I'm new here and to the world of doves and pigeons. I have two budgies and wanted to add a third bird to the crew but since I live in an apartment, I wanted a low maintenance, much more quieter bird. 

Cue in Daisy, my Ringneck Dove! I just got her about a week ago. I'm not sure of her age but I think she's on the younger side. She's really cute and we've been spending a lot of time together; I work from home which makes this easy. 

My question has to do with bonding. She seems to sit with me whenever I'm at my desk (whether she actually wants to or just tolerates it, I'm not sure; I put her there). I can put seeds on my hand or finger and she will pick them up and eat it. I've done that with my mouth and she has taken seeds from my mouth as well .

When she's sleepy, she lets me "preen" her cheeks and stroke her belly.

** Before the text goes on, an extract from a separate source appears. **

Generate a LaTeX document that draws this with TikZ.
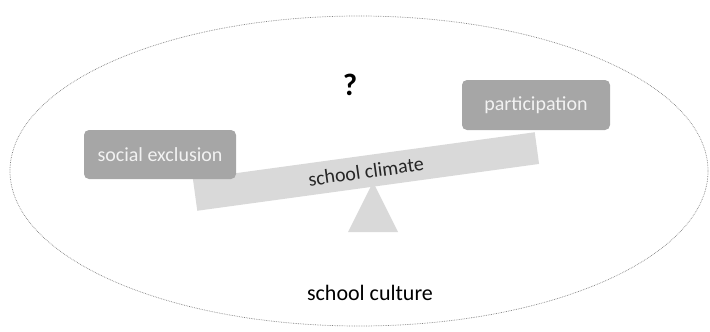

I don't know, it seems like she's opening up to me. 

I question all of this because it seems like maybe she just tolerates it and doesn't actually enjoy it. Sometimes when she's perched on my finger and my face is close to hers, she turns her back towards me and it looks like she wants to jump away (but doesn't). (Note: I got her with her wings clipped). When she flies and lands on the ground and I go to pick her up, she seems to walk away really fast as if she's trying to get away. 

What do you all make of this? 

I'm wondering what your thoughts are on getting her to bond with me? If you've had a ringneck dove (specifically a female), how did you bond with her? How long did it take? How could you tell she is bonded with you? 

I want to make sure I do this right so she feels comfortable and safe around me.

Thank you all so much for your time!


----------



## Marina B (May 5, 2011)

The only advice I can give, is rather to let her come to you for food and treats. Is she flies away from you, let her be. They love headscratches, so keep on doing that. She might start preening your fingers in return.


----------



## Daisydove (May 7, 2021)

Hi Marina, 

Thanks so much for your response! 

I'm not sure if my dove's age because I wasn't provided with that information. It'# possible that she could be older. In your experience, is it possible to tame an older ringneck dove?


----------



## Marina B (May 5, 2011)

I can't answer that question. She might be comfortable around you, but won't become completely tame.


----------



## GladWingsOfDestiny (Jun 2, 2020)

The more time you spend just around each other the better. A flat palm might be the preferred landing pad for this species. I feel like my pigeons prefer it at least. I wouldn't recommend keeping the wings clipped, and it actually makes the taming process a little harder in my opinion. Here's why: A tired bird is a good bird. If the bird could fly around and get out some excess energy, it would be a lot easier to get the bird into that snuggly mood. Even my tamest pigeon doesn't like snuggling straight out of the cage. She usually has to fly around and run amuck real quick first.


----------



## Daisydove (May 7, 2021)

Hi @GladWingsOfDestiny thanks for the advice; I'll definitely give that a try! Yes, I plan to keep her wings unclipped once they grow back


----------